The art of training shrubs and trees into standard topiary shapes, comes and goes with the fashion of the moment, just as bonsai become trendy, or certain colors in flower. But I've always found this style of training plants fascinating, and fun. Topiary styles have changed over time, but the earliest form of Mytrus species ( Myrtle's, which these are) , started in the Roman
times of Pliny the Younger. The form came back into fashion in Europe during the 16th Century, when the French clipped hedges and elaborate gardens with parterres complete with cones, spirals and even shapes that depicted animals. In Britain, the art form really thrived in the late 19th C., and it was the wealthy industrialists, who introduced the artform to America in their private estate conservatories and greenhouses.
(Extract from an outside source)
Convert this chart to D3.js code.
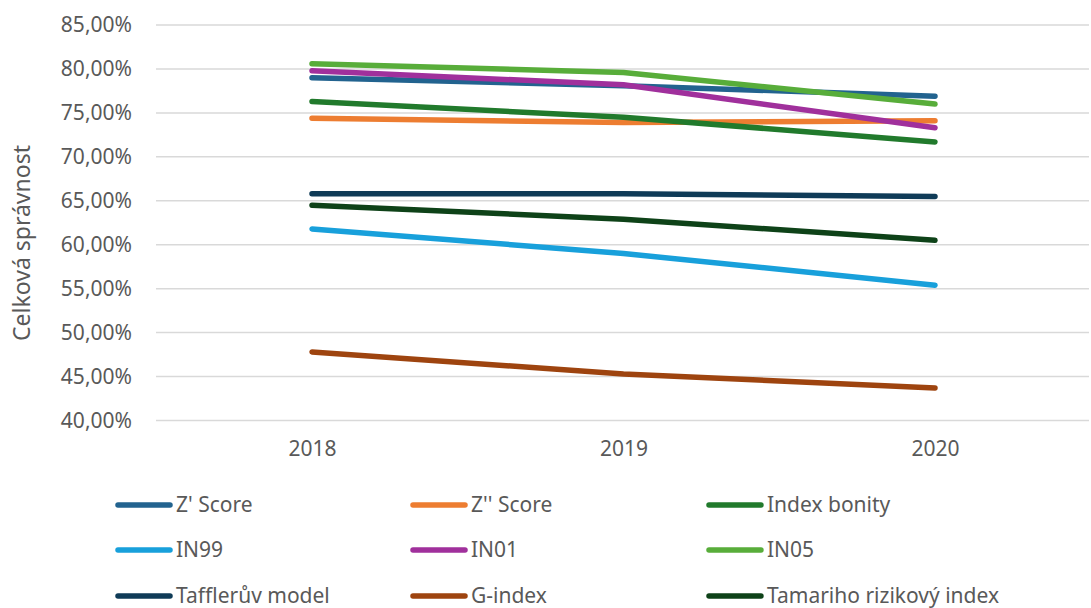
<!DOCTYPE html>
<html><head><meta charset="utf-8">
<script src="https://cdn.jsdelivr.net/npm/d3@7"></script>
<style>body{margin:0;background:#fff}svg{display:block}text{font-family:"Noto Sans",sans-serif;fill:#595959}</style>
</head><body><svg id="c" width="1091" height="608"></svg>
<script>
const years = ["2018","2019","2020"];
const seriesNames = ["Z' Score","Z'' Score","Index bonity","IN99","IN01","IN05","Tafflerův model","G-index","Tamariho rizikový index"];
const seriesColors = ["#22638f","#ed7d31","#217a2c","#18a0db","#a0309c","#58ad3a","#0f3b57","#9e440f","#0e4218"];
const zScore   = [79.0, 78.1, 76.9];
const zzScore  = [74.4, 73.9, 74.1];
const indexBonity = [76.3, 74.5, 71.7];
const in99 = [61.8, 59.0, 55.4];
const in01 = [79.8, 78.2, 73.3];
const in05 = [80.6, 79.6, 76.0];
const taffler = [65.8, 65.8, 65.5];
const gIndex = [47.8, 45.3, 43.7];
const tamari = [64.5, 62.9, 60.5];
const yTicks = [40,45,50,55,60,65,70,75,80,85];
const values = [zScore, zzScore, indexBonity, in99, in01, in05, taffler, gIndex, tamari];

const svg = d3.select("#c");
const x = d3.scalePoint().domain(years).range([312, 935]);
const y = d3.scaleLinear().domain([40, 85]).range([420.5, 25]);
const left = 156, right = 1089;

svg.append("g").selectAll("line").data(yTicks).join("line")
  .attr("x1", left).attr("x2", right)
  .attr("y1", d => y(d)).attr("y2", d => y(d))
  .attr("stroke", "#d9d9d9").attr("stroke-width", 1.5);

const fmt = d => d.toFixed(2).replace(".", ",") + "%";
const yAxis = d3.axisLeft(y).tickValues(yTicks).tickFormat(fmt).tickSize(0).tickPadding(0);
const gy = svg.append("g").attr("transform", "translate(132,0)").call(yAxis);
gy.select(".domain").remove();
gy.selectAll("text").style("font-size", "21px").style("font-family", "'Noto Sans',sans-serif").attr("fill", "#595959");

const xAxis = d3.axisBottom(x).tickSize(0).tickPadding(0);
const gx = svg.append("g").attr("transform", "translate(0,441)").call(xAxis);
gx.select(".domain").remove();
gx.selectAll("text").style("font-size", "21px").style("font-family", "'Noto Sans',sans-serif").attr("fill", "#595959");

svg.append("text").attr("transform", "translate(30,243) rotate(-90)")
  .attr("text-anchor", "middle").style("font-size", "23px").text("Celková správnost");

const line = d3.line().x((d, i) => x(years[i])).y(d => y(d));
svg.append("g").selectAll("path").data(values).join("path")
  .attr("d", d => line(d)).attr("fill", "none")
  .attr("stroke", (d, i) => seriesColors[i]).attr("stroke-width", 5.5)
  .attr("stroke-linecap", "round").attr("stroke-linejoin", "round");

const colX = [118, 413, 709];
const rowY = [505, 550, 596];
const lg = svg.append("g").selectAll("g").data(seriesNames).join("g")
  .attr("transform", (d, i) => `translate(${colX[i % 3]},${rowY[Math.floor(i / 3)]})`);
lg.append("line").attr("x1", 0).attr("x2", 52).attr("y1", 0).attr("y2", 0)
  .attr("stroke", (d, i) => seriesColors[i]).attr("stroke-width", 5.5).attr("stroke-linecap", "round");
lg.append("text").attr("x", 58).attr("dy", "0.35em").style("font-size", "21px").text(d => d);
</script></body></html>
I really enjoy keeping and training various topiaried tender trees and shrubs, in the temperate greenhouse in my garden. Here, in my studio, I am giving some of the Myrtles a trim and clip, before returning them to the glass house where temperatures are colder, and moist. Nothing kills a Myrtle faster than the combination of winter dry air indoors, and a lack of water, which is what I will undoubtedly do. The same goes for Rosemary, of which, about a third of my topiary's are.
This past September, I took cutting from the various topiary trees I keep, so that new ones can be started, since there comes a point when they outgrow their size, and the sphere's become either too dense, or grow out of scale.I've let a number of Rosemary topiary freeze this autumn, since they seem to outgrow their form faster than Myrtles. Other Genus are kept in the greenhouse until they bloom, for they require different treatments, such as Citrus, Westringia and those plants in the legume family.